(Stored entries)
********

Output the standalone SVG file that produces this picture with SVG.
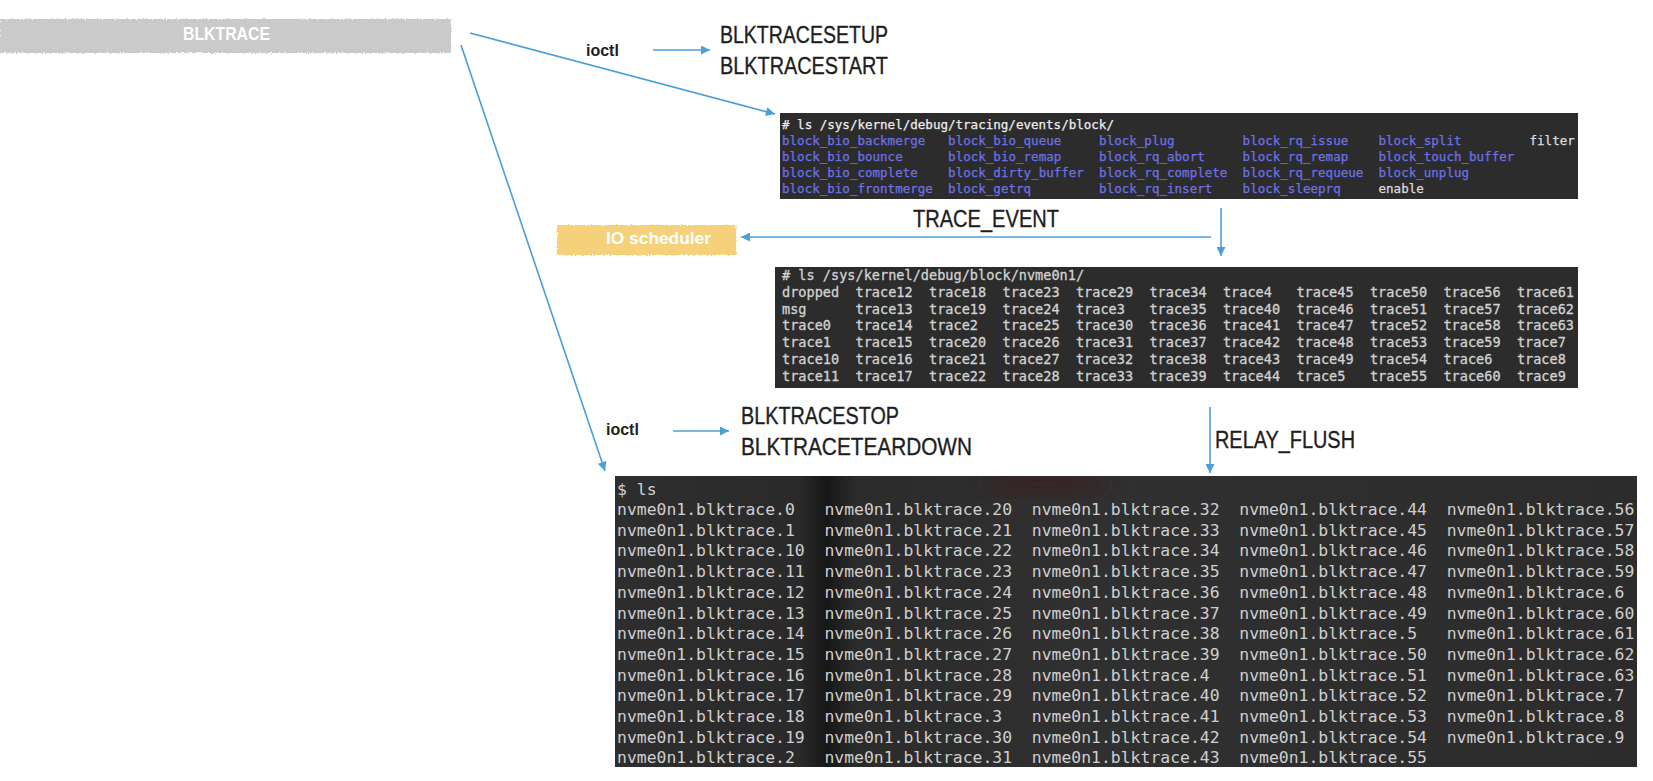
<svg xmlns="http://www.w3.org/2000/svg" width="1653" height="781" viewBox="0 0 1653 781">
<style>
.mono{font-family:"DejaVu Sans Mono","Liberation Mono",monospace;white-space:pre}
.t1{font-size:12.54px;stroke-width:0.25}
.t2{font-size:13.57px;fill:#d2d2d2;stroke:#d2d2d2;stroke-width:0.3}
.t3{font-size:16.41px;fill:#cfcfcf}
.blue{fill:#6c72e6;stroke:#6c72e6}
.wht{fill:#dcdcdc;stroke:#dcdcdc}
.cmd{fill:#ececec;stroke:#ececec}
.lbl{font-family:"Liberation Sans",Arial,sans-serif;font-size:23.5px;fill:#1e1e1e;stroke:#1e1e1e;stroke-width:0.35}
.ioctl{font-family:"Liberation Sans",Arial,sans-serif;font-weight:bold;font-size:16px;fill:#1e1e1e}
.tag{font-family:"Liberation Sans",Arial,sans-serif;font-weight:bold;fill:#ffffff}
.conn{stroke:#4b9fd6;stroke-width:1.6;fill:none;marker-end:url(#ah)}
.term{fill:#2c2c2c}
</style>
<defs>
<marker id="ah" viewBox="0 0 10 10" refX="10" refY="5" markerUnits="userSpaceOnUse" markerWidth="11" markerHeight="9" orient="auto">
<path d="M0,0 L10,5 L0,10 z" fill="#4b9fd6"/>
</marker>
<filter id="rough" x="-3%" y="-30%" width="106%" height="160%">
<feTurbulence type="fractalNoise" baseFrequency="0.8" numOctaves="2" seed="4"/>
<feDisplacementMap in="SourceGraphic" scale="3.5" xChannelSelector="R" yChannelSelector="G"/>
</filter>
<linearGradient id="bg3" x1="615" y1="0" x2="1637" y2="0" gradientUnits="userSpaceOnUse">
<stop offset="0" stop-color="#2e2e2e"/>
<stop offset="0.18" stop-color="#2a2a2a"/>
<stop offset="0.207" stop-color="#171717"/>
<stop offset="0.235" stop-color="#2b2b2b"/>
<stop offset="0.45" stop-color="#303030"/>
<stop offset="1" stop-color="#2c2c2c"/>
</linearGradient>
<filter id="blur"><feGaussianBlur stdDeviation="8"/></filter>
<clipPath id="clip3"><rect x="615" y="476" width="1022" height="291"/></clipPath>
</defs>

<g id="blktrace">
<rect x="0" y="19" width="451" height="34" fill="#c9cac9" filter="url(#rough)"/>
<text class="tag" x="183" y="40" font-size="18" textLength="87" lengthAdjust="spacingAndGlyphs">BLKTRACE</text>
</g>

<g id="setup-cmds">
<text class="lbl" x="720" y="43" textLength="168" lengthAdjust="spacingAndGlyphs">BLKTRACESETUP</text>
<text class="lbl" x="720" y="74" textLength="168" lengthAdjust="spacingAndGlyphs">BLKTRACESTART</text>
</g>

<g id="events-terminal">
<rect class="term" x="780" y="113" width="798" height="86"/>
<text class="mono t1 cmd" x="782" y="128.5"># ls /sys/kernel/debug/tracing/events/block/</text>
<text class="mono t1 blue" y="144.5"><tspan x="782">block_bio_backmerge</tspan><tspan x="948.1">block_bio_queue</tspan><tspan x="1099.1">block_plug</tspan><tspan x="1242.6">block_rq_issue</tspan><tspan x="1378.5">block_split</tspan><tspan x="1529.5" class="wht">filter</tspan></text>
<text class="mono t1 blue" y="160.5"><tspan x="782">block_bio_bounce</tspan><tspan x="948.1">block_bio_remap</tspan><tspan x="1099.1">block_rq_abort</tspan><tspan x="1242.6">block_rq_remap</tspan><tspan x="1378.5">block_touch_buffer</tspan></text>
<text class="mono t1 blue" y="176.5"><tspan x="782">block_bio_complete</tspan><tspan x="948.1">block_dirty_buffer</tspan><tspan x="1099.1">block_rq_complete</tspan><tspan x="1242.6">block_rq_requeue</tspan><tspan x="1378.5">block_unplug</tspan></text>
<text class="mono t1 blue" y="192.5"><tspan x="782">block_bio_frontmerge</tspan><tspan x="948.1">block_getrq</tspan><tspan x="1099.1">block_rq_insert</tspan><tspan x="1242.6">block_sleeprq</tspan><tspan x="1378.5" class="wht">enable</tspan></text>
</g>

<g id="io-scheduler">
<rect x="557" y="225" width="179" height="30" fill="#f5d17c" filter="url(#rough)"/>
<text class="tag" x="606" y="244" font-size="17" textLength="105" lengthAdjust="spacingAndGlyphs">IO scheduler</text>
</g>

<g id="debugfs-terminal">
<rect class="term" x="775" y="267" width="803" height="121"/>
<text class="mono t2" x="782" y="280" fill="#e6e6e6"># ls /sys/kernel/debug/block/nvme0n1/</text>
<text class="mono t2" x="782" y="296.8">dropped  trace12  trace18  trace23  trace29  trace34  trace4   trace45  trace50  trace56  trace61</text>
<text class="mono t2" x="782" y="313.6">msg      trace13  trace19  trace24  trace3   trace35  trace40  trace46  trace51  trace57  trace62</text>
<text class="mono t2" x="782" y="330.4">trace0   trace14  trace2   trace25  trace30  trace36  trace41  trace47  trace52  trace58  trace63</text>
<text class="mono t2" x="782" y="347.2">trace1   trace15  trace20  trace26  trace31  trace37  trace42  trace48  trace53  trace59  trace7</text>
<text class="mono t2" x="782" y="364">trace10  trace16  trace21  trace27  trace32  trace38  trace43  trace49  trace54  trace6   trace8</text>
<text class="mono t2" x="782" y="380.8">trace11  trace17  trace22  trace28  trace33  trace39  trace44  trace5   trace55  trace60  trace9</text>
</g>

<g id="stop-cmds">
<text class="lbl" x="741" y="424" textLength="158" lengthAdjust="spacingAndGlyphs">BLKTRACESTOP</text>
<text class="lbl" x="741" y="455" textLength="231" lengthAdjust="spacingAndGlyphs">BLKTRACETEARDOWN</text>
</g>

<g id="output-terminal">
<rect x="615" y="476" width="1022" height="291" fill="url(#bg3)"/>
<g clip-path="url(#clip3)">
<ellipse cx="1045" cy="484" rx="65" ry="12" fill="#3a2424" filter="url(#blur)" opacity="0.7"/>
</g>
<text class="mono t3" x="617" y="495" fill="#e8e8e8">$ ls</text>
<text class="mono t3" x="617" y="515">nvme0n1.blktrace.0   nvme0n1.blktrace.20  nvme0n1.blktrace.32  nvme0n1.blktrace.44  nvme0n1.blktrace.56</text>
<text class="mono t3" x="617" y="535.7">nvme0n1.blktrace.1   nvme0n1.blktrace.21  nvme0n1.blktrace.33  nvme0n1.blktrace.45  nvme0n1.blktrace.57</text>
<text class="mono t3" x="617" y="556.4">nvme0n1.blktrace.10  nvme0n1.blktrace.22  nvme0n1.blktrace.34  nvme0n1.blktrace.46  nvme0n1.blktrace.58</text>
<text class="mono t3" x="617" y="577.1">nvme0n1.blktrace.11  nvme0n1.blktrace.23  nvme0n1.blktrace.35  nvme0n1.blktrace.47  nvme0n1.blktrace.59</text>
<text class="mono t3" x="617" y="597.8">nvme0n1.blktrace.12  nvme0n1.blktrace.24  nvme0n1.blktrace.36  nvme0n1.blktrace.48  nvme0n1.blktrace.6</text>
<text class="mono t3" x="617" y="618.5">nvme0n1.blktrace.13  nvme0n1.blktrace.25  nvme0n1.blktrace.37  nvme0n1.blktrace.49  nvme0n1.blktrace.60</text>
<text class="mono t3" x="617" y="639.2">nvme0n1.blktrace.14  nvme0n1.blktrace.26  nvme0n1.blktrace.38  nvme0n1.blktrace.5   nvme0n1.blktrace.61</text>
<text class="mono t3" x="617" y="659.9">nvme0n1.blktrace.15  nvme0n1.blktrace.27  nvme0n1.blktrace.39  nvme0n1.blktrace.50  nvme0n1.blktrace.62</text>
<text class="mono t3" x="617" y="680.6">nvme0n1.blktrace.16  nvme0n1.blktrace.28  nvme0n1.blktrace.4   nvme0n1.blktrace.51  nvme0n1.blktrace.63</text>
<text class="mono t3" x="617" y="701.3">nvme0n1.blktrace.17  nvme0n1.blktrace.29  nvme0n1.blktrace.40  nvme0n1.blktrace.52  nvme0n1.blktrace.7</text>
<text class="mono t3" x="617" y="722">nvme0n1.blktrace.18  nvme0n1.blktrace.3   nvme0n1.blktrace.41  nvme0n1.blktrace.53  nvme0n1.blktrace.8</text>
<text class="mono t3" x="617" y="742.7">nvme0n1.blktrace.19  nvme0n1.blktrace.30  nvme0n1.blktrace.42  nvme0n1.blktrace.54  nvme0n1.blktrace.9</text>
<text class="mono t3" x="617" y="763.4">nvme0n1.blktrace.2   nvme0n1.blktrace.31  nvme0n1.blktrace.43  nvme0n1.blktrace.55</text>
</g>

<g id="connectors">
<line class="conn" x1="470" y1="33" x2="775" y2="114"/>
<line class="conn" x1="461" y1="45" x2="605" y2="471"/>
<line class="conn" x1="653" y1="50" x2="710" y2="50"/>
<line class="conn" x1="1211" y1="237" x2="741" y2="237"/>
<line class="conn" x1="1221" y1="208" x2="1221" y2="256"/>
<line class="conn" x1="673" y1="431" x2="729" y2="431"/>
<line class="conn" x1="1210" y1="407" x2="1210" y2="473"/>
<text class="ioctl" x="586" y="56">ioctl</text>
<text class="ioctl" x="606" y="435">ioctl</text>
<text class="lbl" x="913" y="227" textLength="146" lengthAdjust="spacingAndGlyphs">TRACE_EVENT</text>
<text class="lbl" x="1215" y="448" textLength="140" lengthAdjust="spacingAndGlyphs">RELAY_FLUSH</text>
</g>
</svg>
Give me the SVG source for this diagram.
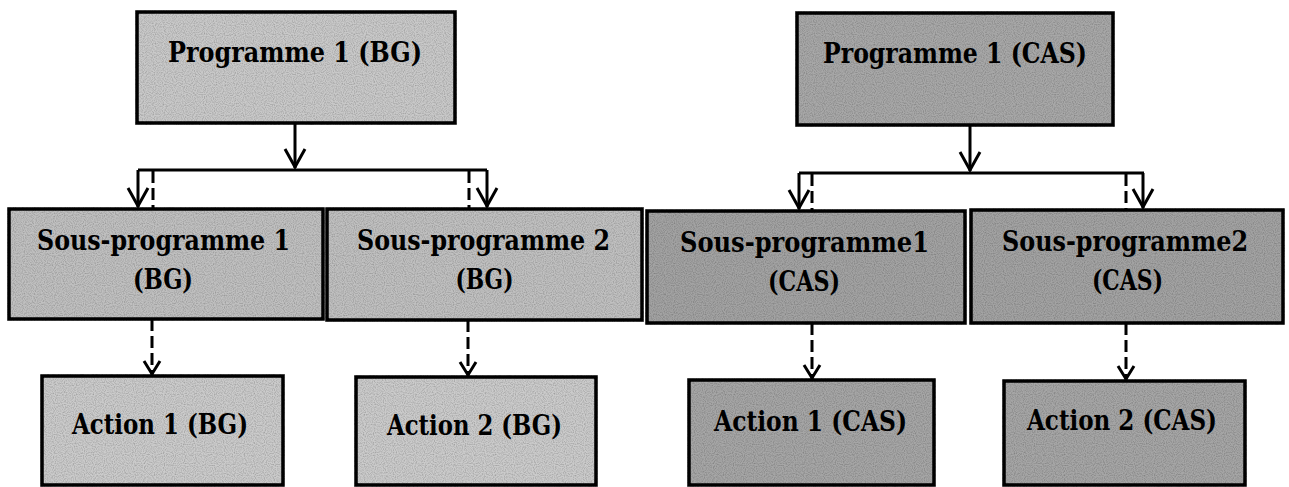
<svg xmlns="http://www.w3.org/2000/svg" width="1289" height="487" viewBox="0 0 1289 487">
  <style>
    .box { stroke: #000; stroke-width: 3.5; filter: url(#grain); }
    .bg1 { fill: #c9c9c9; }
    .bg2 { fill: #c0c0c0; }
    .bg3 { fill: #cbcbcb; }
    .cas1 { fill: #a8a8a8; }
    .cas2 { fill: #a3a3a3; }
    .cas3 { fill: #a6a6a6; }
    .lbl { font-family: "DejaVu Serif Condensed", "DejaVu Serif", "Liberation Serif", serif; font-weight: bold; font-size: 28px; fill: #000; text-anchor: middle; }
    .solid { fill: none; stroke: #000; stroke-width: 3; }
    .dash { fill: none; stroke: #000; stroke-width: 3; stroke-dasharray: 12 5; }
  </style>
  <defs>
    <filter id="grain" x="-3%" y="-5%" width="106%" height="110%">
      <feTurbulence type="fractalNoise" baseFrequency="0.9" numOctaves="1" seed="3" result="n"/>
      <feColorMatrix in="n" type="matrix" values="0 0 0 0 0  0 0 0 0 0  0 0 0 0 0  0 0 0 0.9 -0.35" result="dots"/>
      <feComposite in="dots" in2="SourceGraphic" operator="in" result="dotsIn"/>
      <feMerge>
        <feMergeNode in="SourceGraphic"/>
        <feMergeNode in="dotsIn"/>
      </feMerge>
    </filter>
    <marker id="arrS" markerUnits="userSpaceOnUse" viewBox="-22 -12 24 24" markerWidth="24" markerHeight="24" refX="0" refY="0" orient="auto">
      <path d="M-19,-10 L-1,0 L-19,10" fill="none" stroke="#000" stroke-width="3" stroke-dasharray="none"/>
    </marker>
    <marker id="arrD" markerUnits="userSpaceOnUse" viewBox="-18 -10 20 20" markerWidth="20" markerHeight="20" refX="0" refY="0" orient="auto">
      <path d="M-14,-8 L-1,0 L-14,8" fill="none" stroke="#000" stroke-width="3" stroke-dasharray="none"/>
    </marker>
  </defs>

  <g id="connectors">
    <!-- BG tree -->
    <path class="solid" d="M295,123 V168" marker-end="url(#arrS)"/>
    <path class="solid" d="M138,170 H487"/>
    <path class="solid" d="M138,170 V207" marker-end="url(#arrS)"/>
    <path class="solid" d="M487,170 V207" marker-end="url(#arrS)"/>
    <path class="dash" d="M153,171 V208"/>
    <path class="dash" d="M469,171 V208"/>
    <path class="dash" d="M152,319 V375" marker-end="url(#arrD)"/>
    <path class="dash" d="M468,320 V376" marker-end="url(#arrD)"/>
    <!-- CAS tree -->
    <path class="solid" d="M970,125 V171" marker-end="url(#arrS)"/>
    <path class="solid" d="M799,173 H1144"/>
    <path class="solid" d="M799,173 V209" marker-end="url(#arrS)"/>
    <path class="solid" d="M1143,173 V208" marker-end="url(#arrS)"/>
    <path class="dash" d="M812,174 V210"/>
    <path class="dash" d="M1126,174 V209"/>
    <path class="dash" d="M812,323 V379" marker-end="url(#arrD)"/>
    <path class="dash" d="M1126,323 V380" marker-end="url(#arrD)"/>
  </g>

  <g id="prog1-bg">
    <rect class="box bg1" x="137" y="12" width="318" height="111"/>
    <text class="lbl" x="295" y="62" textLength="254" lengthAdjust="spacingAndGlyphs">Programme 1 (BG)</text>
  </g>
  <g id="sousprog1-bg">
    <rect class="box bg2" x="9" y="209" width="314" height="110"/>
    <text class="lbl" x="163.5" y="250" textLength="253" lengthAdjust="spacingAndGlyphs">Sous-programme 1</text>
    <text class="lbl" x="163" y="289" textLength="60" lengthAdjust="spacingAndGlyphs">(BG)</text>
  </g>
  <g id="sousprog2-bg">
    <rect class="box bg2" x="327" y="209" width="315" height="111"/>
    <text class="lbl" x="483.5" y="250" textLength="253" lengthAdjust="spacingAndGlyphs">Sous-programme 2</text>
    <text class="lbl" x="484.5" y="289" textLength="58" lengthAdjust="spacingAndGlyphs">(BG)</text>
  </g>
  <g id="action1-bg">
    <rect class="box bg3" x="42" y="376" width="241" height="109"/>
    <text class="lbl" x="160" y="434" textLength="176" lengthAdjust="spacingAndGlyphs">Action 1 (BG)</text>
  </g>
  <g id="action2-bg">
    <rect class="box bg3" x="356" y="377" width="240" height="108"/>
    <text class="lbl" x="474.5" y="435" textLength="175" lengthAdjust="spacingAndGlyphs">Action 2 (BG)</text>
  </g>

  <g id="prog1-cas">
    <rect class="box cas1" x="797" y="13" width="316" height="112"/>
    <text class="lbl" x="955" y="63" textLength="264" lengthAdjust="spacingAndGlyphs">Programme 1 (CAS)</text>
  </g>
  <g id="sousprog1-cas">
    <rect class="box cas2" x="647" y="211" width="318" height="112"/>
    <text class="lbl" x="804.5" y="252" textLength="249" lengthAdjust="spacingAndGlyphs">Sous-programme1</text>
    <text class="lbl" x="804" y="291" textLength="72" lengthAdjust="spacingAndGlyphs">(CAS)</text>
  </g>
  <g id="sousprog2-cas">
    <rect class="box cas2" x="971" y="210" width="312" height="113"/>
    <text class="lbl" x="1125" y="251" textLength="246" lengthAdjust="spacingAndGlyphs">Sous-programme2</text>
    <text class="lbl" x="1127.5" y="290" textLength="71" lengthAdjust="spacingAndGlyphs">(CAS)</text>
  </g>
  <g id="action1-cas">
    <rect class="box cas3" x="689" y="380" width="245" height="105"/>
    <text class="lbl" x="810.5" y="431" textLength="193" lengthAdjust="spacingAndGlyphs">Action 1 (CAS)</text>
  </g>
  <g id="action2-cas">
    <rect class="box cas3" x="1004" y="381" width="241" height="104"/>
    <text class="lbl" x="1122" y="430" textLength="190" lengthAdjust="spacingAndGlyphs">Action 2 (CAS)</text>
  </g>
</svg>
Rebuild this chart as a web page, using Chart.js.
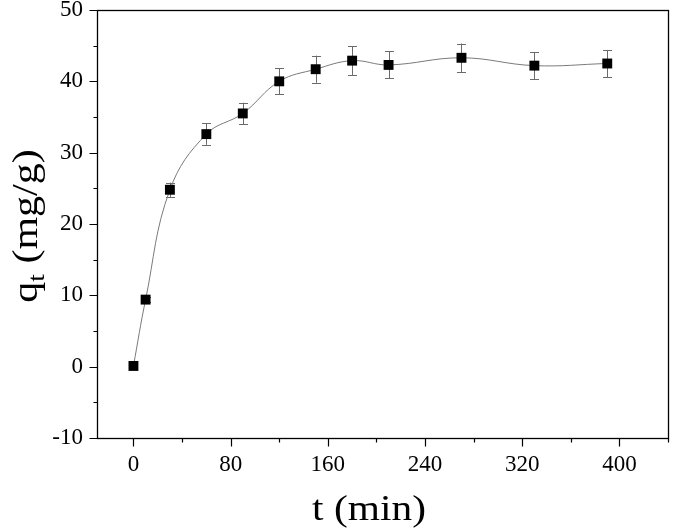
<!DOCTYPE html>
<html><head><meta charset="utf-8">
<script src="https://cdn.jsdelivr.net/npm/chart.js@4"></script>
<style>html,body{margin:0;padding:0;background:#fff}#wrap{width:675px;height:530px}</style>
</head><body><div id="wrap"><canvas id="c" width="675" height="530"></canvas></div>
<script>
const times = [0, 10, 30, 60, 90, 120, 150, 180, 210, 270, 330, 390];
const qt = [0.1, 9.4, 24.8, 32.6, 35.5, 40.0, 41.7, 42.9, 42.3, 43.3, 42.2, 42.5];
const qtErr = [0, 0.4, 1.0, 1.5, 1.5, 1.8, 1.9, 2.0, 1.9, 2.0, 1.9, 1.9];
const xTickValues = [0, 80, 160, 240, 320, 400];
const xMinorTicks = [40, 120, 200, 280, 360, 440];
const yTickValues = [-10, 0, 10, 20, 30, 40, 50];
const yMinorTicks = [-5, 5, 15, 25, 35, 45];
const xTitle = 't (min)';
const yTitleMain = 'q', yTitleSub = 't', yTitleRest = ' (mg/g)';

const FONT = '"Liberation Serif", "Times New Roman", serif';

const decor = {
  id: 'decor',
  beforeDatasetsDraw(chart) {
    const ctx = chart.ctx, xs = chart.scales.x, ys = chart.scales.y;
    ctx.save();
    ctx.strokeStyle = '#6a6a6a';
    ctx.lineWidth = 1;
    times.forEach((t, i) => {
      const e = qtErr[i];
      if (!e) return;
      const px = Math.round(xs.getPixelForValue(t)) + 0.5;
      const top = ys.getPixelForValue(qt[i] + e);
      const bot = ys.getPixelForValue(qt[i] - e);
      ctx.beginPath();
      ctx.moveTo(px, top); ctx.lineTo(px, bot);
      ctx.moveTo(px - 4.5, Math.round(top) + 0.5); ctx.lineTo(px + 4.5, Math.round(top) + 0.5);
      ctx.moveTo(px - 4.5, Math.round(bot) + 0.5); ctx.lineTo(px + 4.5, Math.round(bot) + 0.5);
      ctx.stroke();
    });
    ctx.restore();
  },
  afterDraw(chart) {
    const ctx = chart.ctx, xs = chart.scales.x, ys = chart.scales.y;
    const a = chart.chartArea;
    ctx.save();
    ctx.strokeStyle = '#000';
    ctx.lineWidth = 1.3;
    ctx.strokeRect(Math.round(a.left) + 0.5, Math.round(a.top) + 0.5, Math.round(a.right - a.left), Math.round(a.bottom - a.top));
    ctx.lineWidth = 1.2;
    ctx.beginPath();
    const b = Math.round(a.bottom) + 0.5, l = Math.round(a.left) + 0.5;
    xTickValues.forEach(v => { const p = Math.round(xs.getPixelForValue(v)) + 0.5; ctx.moveTo(p, b); ctx.lineTo(p, b + 8); });
    xMinorTicks.forEach(v => { const p = Math.round(xs.getPixelForValue(v)) + 0.5; ctx.moveTo(p, b); ctx.lineTo(p, b + 4); });
    yTickValues.forEach(v => { const p = Math.round(ys.getPixelForValue(v)) + 0.5; ctx.moveTo(l, p); ctx.lineTo(l - 8, p); });
    yMinorTicks.forEach(v => { const p = Math.round(ys.getPixelForValue(v)) + 0.5; ctx.moveTo(l, p); ctx.lineTo(l - 4, p); });
    ctx.stroke();

    // x title
    ctx.fillStyle = '#000';
    ctx.font = '36px ' + FONT;
    ctx.textBaseline = 'alphabetic';
    ctx.textAlign = 'center';
    ctx.save();
    ctx.translate(369, 520);
    ctx.scale(1.15, 1);
    ctx.fillText(xTitle, 0, 0);
    ctx.restore();

    // y title with subscript
    ctx.save();
    ctx.translate(37, 226);
    ctx.rotate(-Math.PI / 2);
    ctx.scale(1.2, 1);
    ctx.textAlign = 'left';
    ctx.font = '35px ' + FONT;
    const wq = ctx.measureText(yTitleMain).width;
    const wr = ctx.measureText(yTitleRest).width;
    ctx.font = '23px ' + FONT;
    const ws = ctx.measureText(yTitleSub).width;
    const total = wq + ws + wr;
    let x0 = -total / 2;
    ctx.font = '35px ' + FONT;
    ctx.fillText(yTitleMain, x0, 0);
    ctx.font = '23px ' + FONT;
    ctx.fillText(yTitleSub, x0 + wq, 7);
    ctx.font = '35px ' + FONT;
    ctx.fillText(yTitleRest, x0 + wq + ws, 0);
    ctx.restore();
    ctx.restore();
  }
};

function fitScale(s, w, h) {
  if (w !== undefined) s.width = w;
  if (h !== undefined) s.height = h;
  s.paddingTop = 0; s.paddingBottom = 0; s.paddingLeft = 0; s.paddingRight = 0;
}

function build() {
  new Chart(document.getElementById('c'), {
    type: 'line',
    data: {
      datasets: [{
        data: times.map((t, i) => ({ x: t, y: qt[i] })),
        borderColor: '#7a7a7a',
        borderWidth: 1,
        tension: 0.4,
        pointStyle: 'rect',
        pointRadius: 7,
        pointBackgroundColor: '#000',
        pointBorderColor: '#000',
        pointBorderWidth: 0,
        fill: false
      }]
    },
    options: {
      responsive: false,
      animation: false,
      devicePixelRatio: 1,
      layout: { padding: { left: 0, right: 3, top: 10, bottom: 0 } },
      plugins: { legend: { display: false }, tooltip: { enabled: false } },
      scales: {
        x: {
          type: 'linear', min: -30, max: 440,
          grid: { display: false, drawTicks: false },
          border: { display: false },
          afterBuildTicks: s => { s.ticks = xTickValues.map(v => ({ value: v })); },
          afterFit: s => fitScale(s, undefined, 92),
          ticks: { color: '#000', padding: 13, font: { family: FONT, size: 23 }, maxRotation: 0 }
        },
        y: {
          type: 'linear', min: -10, max: 50,
          grid: { display: false, drawTicks: false },
          border: { display: false },
          afterBuildTicks: s => { s.ticks = yTickValues.map(v => ({ value: v })); },
          afterFit: s => fitScale(s, 97, undefined),
          ticks: { color: '#000', padding: 14, font: { family: FONT, size: 23 } }
        }
      }
    },
    plugins: [decor]
  });
}

Promise.all([
  document.fonts.load('23px "Liberation Serif"'),
  document.fonts.load('36px "Liberation Serif"')
]).then(build, build);
</script>
</body></html>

********

- _THE PROBLEM_
Each line in the data that holds the string "this" should be found and copied.

- _OUTPUT BELOW_
Output the standalone SVG file that produces this picture with SVG.
Give me the SVG source for this diagram.
Rebuild this chart as a web page, using Chart.js.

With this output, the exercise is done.